I have a multiple academic identity: as a Latin Americanist I have done research in Chile, Ecuador, Mexico and Brazil, and although Brazil became the most prominent, my attachment to and inspiration from Spanish America is extremely important. As a student of religion I have also worked in Israel and in London (as part of my research on a Brazil-based neo-Pentecostal church!)
The themes of my work are also multiple: originally specializing in Development Studies, I began working on religion in the 1980s, first in Brazil, then in Israel and now globally. Then in the first decade of the 2000s I branched out in a new direction with a big project on the spread of multiculturalism and affirmative action in Latin America. This took me to Mexico, Peru and Brazil and led to the publication of an edited volume entitled The Crisis of Multiculturalism in Latin America (2016) and a book on Brazil: The Prism of Race: the Ideology and Politics of Affirmative Action In Brazil (2018). The latter is due to appear in Portuguese translation in 2025.
Both religion and ethnicity have taken me to broader themes. Religion to a major project on a Brazil-based neo-Pentecostal church mentioned above : the humbly named Universal Church of the Kingdom of God which is present in 127 countries and which I have visited in 13 of them, from Chile to Israel in addition to Brazil itself. I have written a few articles about it and intend to publish a book about it in the near future.

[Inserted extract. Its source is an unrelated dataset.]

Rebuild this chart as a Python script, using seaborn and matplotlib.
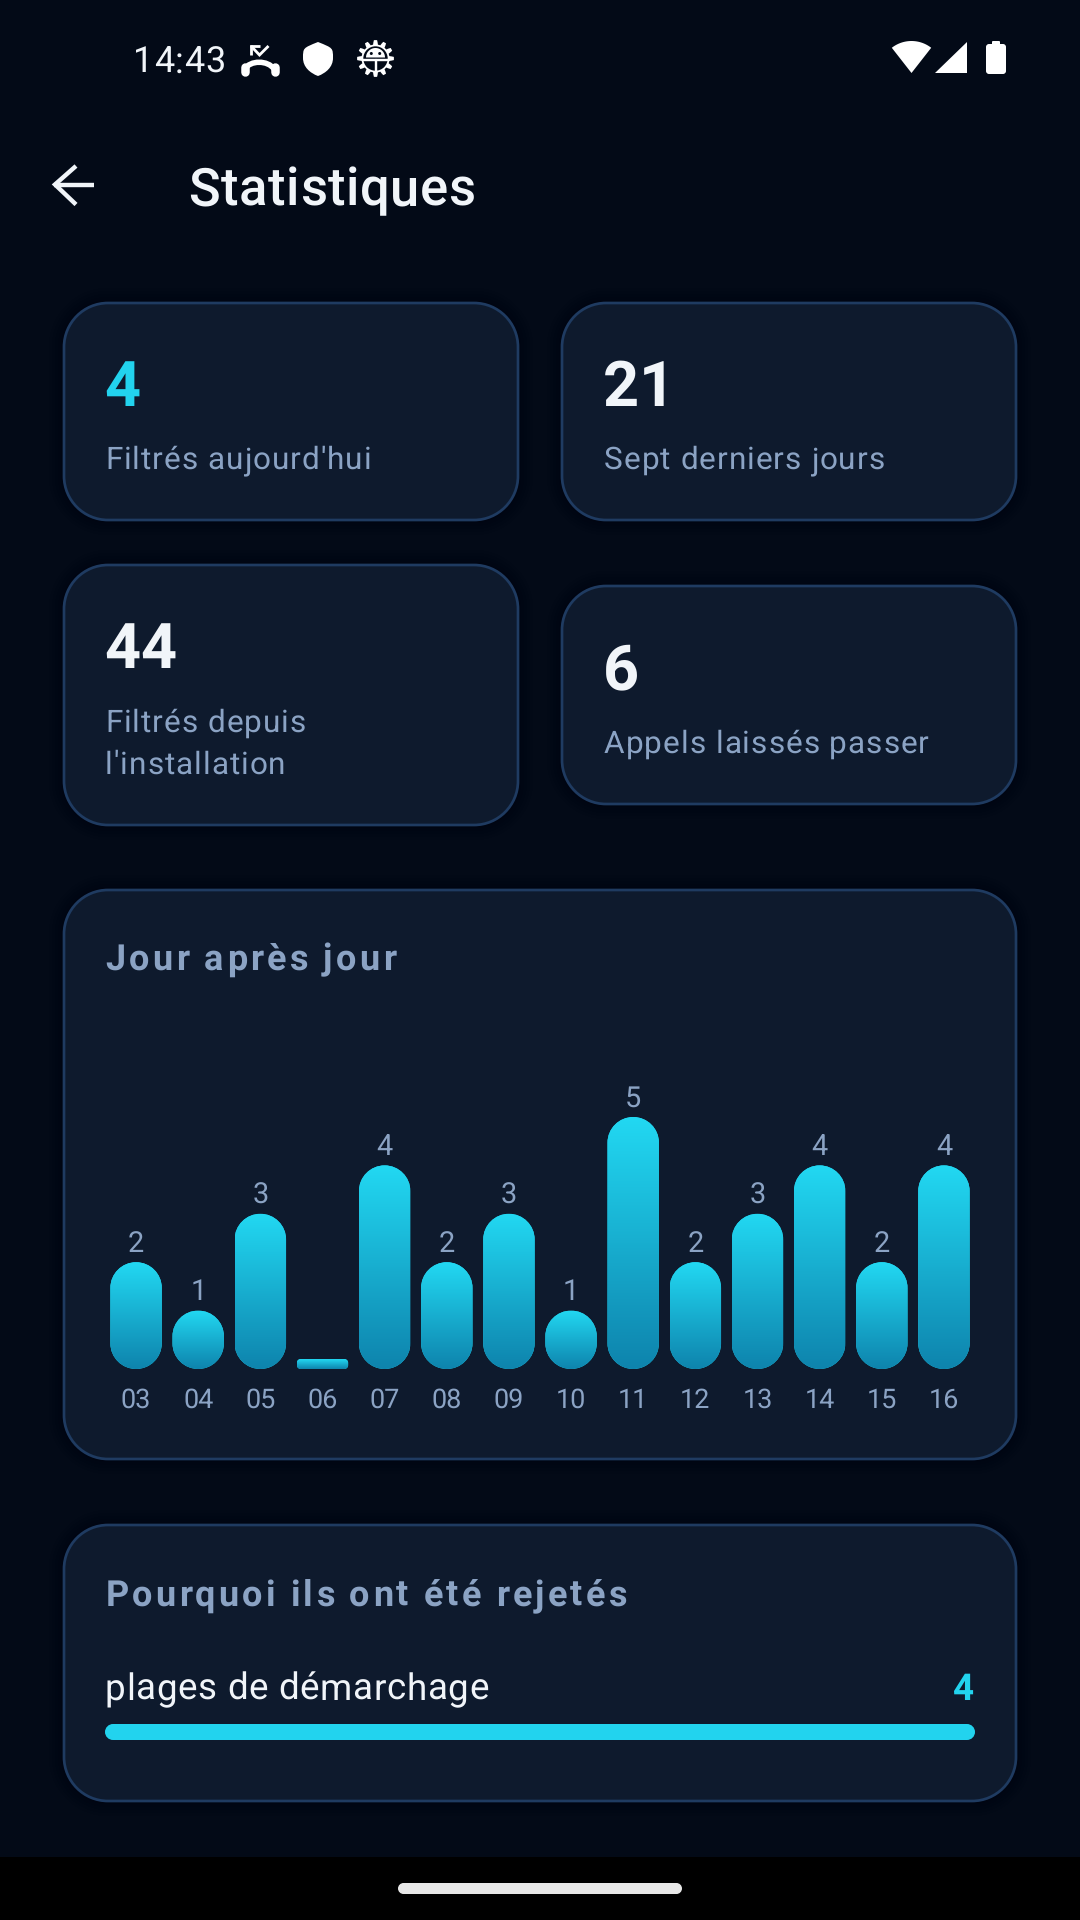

As result of the research on ethnicity I have found compelled to pay attention to the Latin American variant on postcolonial thought. The result is a gently polemical book After the Decolonial: Ethnicity, Gender and Social Justice in Latin America (2022).
My academic career began in Oxford, but really only came to life in 1968 when I went to Chile to do research on land reform. The next five years were, to say the least, a turbulent period in Chile, starting with moderate reform, then embarking on a radical but still democratic path to socialism which was viciously repressed in Pinochet’s 1973 military coup and the authoritarian regime that followed. The experience, from near and from afar, influenced a whole generation.
My first job was at the Institute of Development Studies at Sussex University, after which I worked briefly at the University of Kent, and then from 1973 in Cambridge. I have taught on Development, Latin America and Religion, and was Director of the Centre of Latin American Studies for 10 years during the 1990s. I have been a Visiting Professor in Brazil, Chile, Spain, Israel and France.